Whatever special, magical mysteries of nature are responsible for the lambent light of lightning bugs, I am glad they are still out there blinking, blinking, blinking away. I can almost hear the sounds of children’s laughter echoing in the darkness…along with the groans and popping joints of sweaty old folks, too.

Notes
Image credit: Giuseppe ME at Wikimedia Commons.
1. The Great Outdoors. Dir. Howard Deutch. Universal, 1998.

5 comments
  1. HappyHoarfrost

    I’m old and creaky and we chase fireflies every night here (a 2 and a 4 year-old). I agree there is something magical, primeval, sort of achingly nostalgic about fireflies. I hope they’re not going anywhere, but realize with a sick THUD that’s not quite enough.
    My daughter said the other day, wishing on a bona fide shooting star (perhaps a plane, but she didn’t know that):
    “I wish God would make more lightning bugs, and that all the buttercups will come back.”
    She really makes me think…

  2. James Wolfe

    Nothing is certain except change.

    My summer nights are brightened by thousands of bugs with lighted butts. But it will not always be so. As the years pass, the plants that define my meadow change, and with them, the wildlife. When I moved in, bluebirds graced my yard. Nine years later, few show up. Does that mean they’ve been wiped out by some cataclysm? Not necessarily – maybe they just find more food, or a more congenial environment elsewhere.

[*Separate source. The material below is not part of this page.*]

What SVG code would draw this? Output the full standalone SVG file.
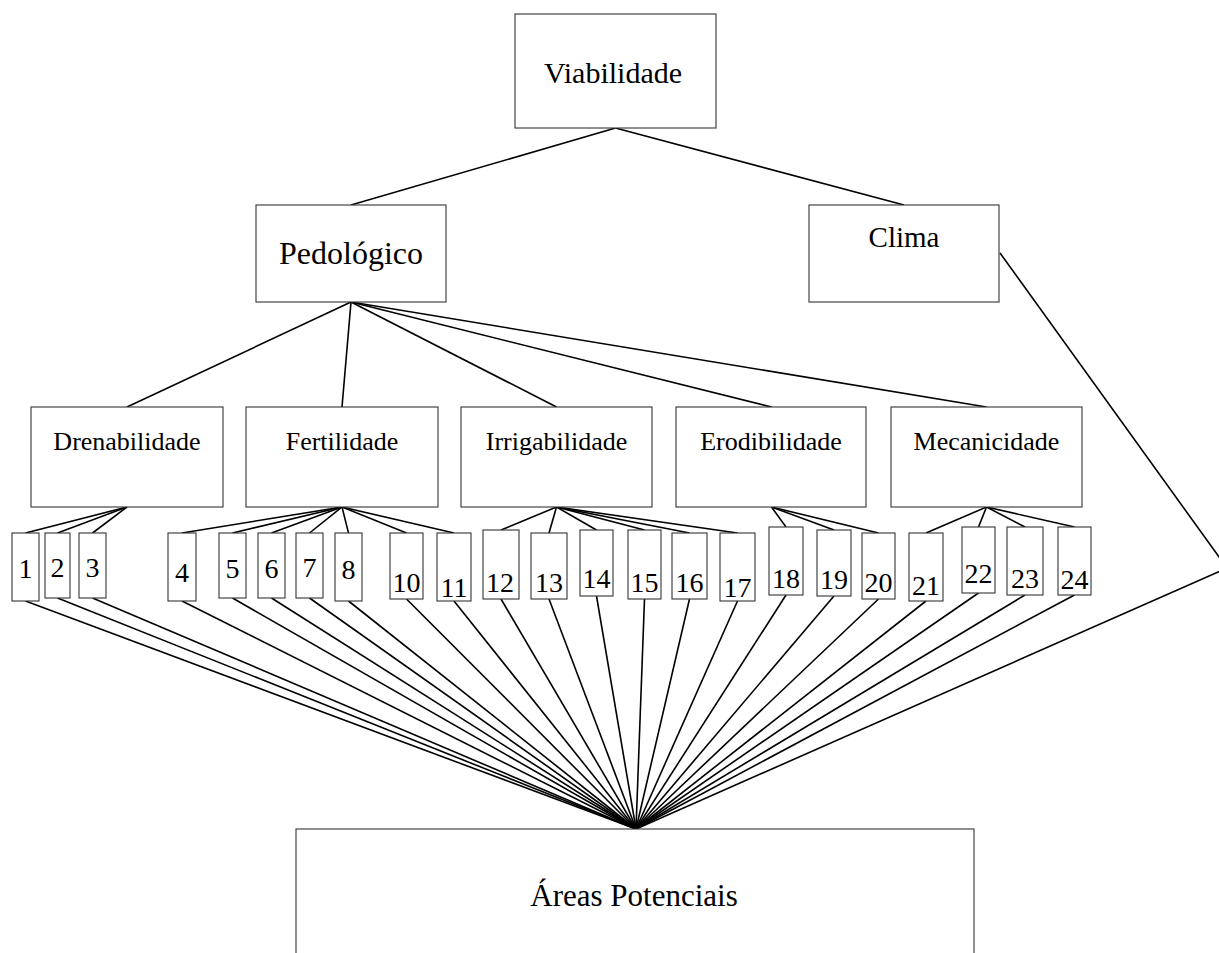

    My meadow has gradually gone from the grasses that once were cultivated in this farmer’s field to other, woodier weeds. The praying mantises and bluebirds have moved on. Maybe this fall and next spring I’ll mow the whole field and see if I can bring it back to grasses. But, that will restrict the diversity and something else, something of which I am not now aware, will have its new home destroyed and go looking for, excuse me, greener pastures. Even if I bring the field back to grasses, that doesn’t guarantee the return of bluebirds and mantises.

    So, don’t automatically assume that fewer lightning bugs in your yard means the death of all bugs that light. They may have simply moved away!

  3. reeenda

    While I love living in California, I do miss seeing the lightening bugs when I grew up in Chicago.

    Thank you for reminding me of my childhood and the wonder and magic of summertime.

  4. Justin Van Kleeck

    James, you are right that change is inevitable (and NATURAL) and that may include migrating bugs. Heck, in the bigger picture, natural change may even include species and habitat loss…maybe even the end of the world as we know it–remember the dinosaurs?

    But at the same time, in light of the serious and mysterious loss of bees, I had to ponder if the lightning bugs might be facing something similar. I was not saying that ARE, of course. The main point of my post was simply to celebrate there magic and what it did for me growing up.

  5. Gabriel

    =(.. so im not the only one who has noticed this.. i really miss the lightning bugs. im about to be 17 and i’d stil chase them but theres almost none at all around here now.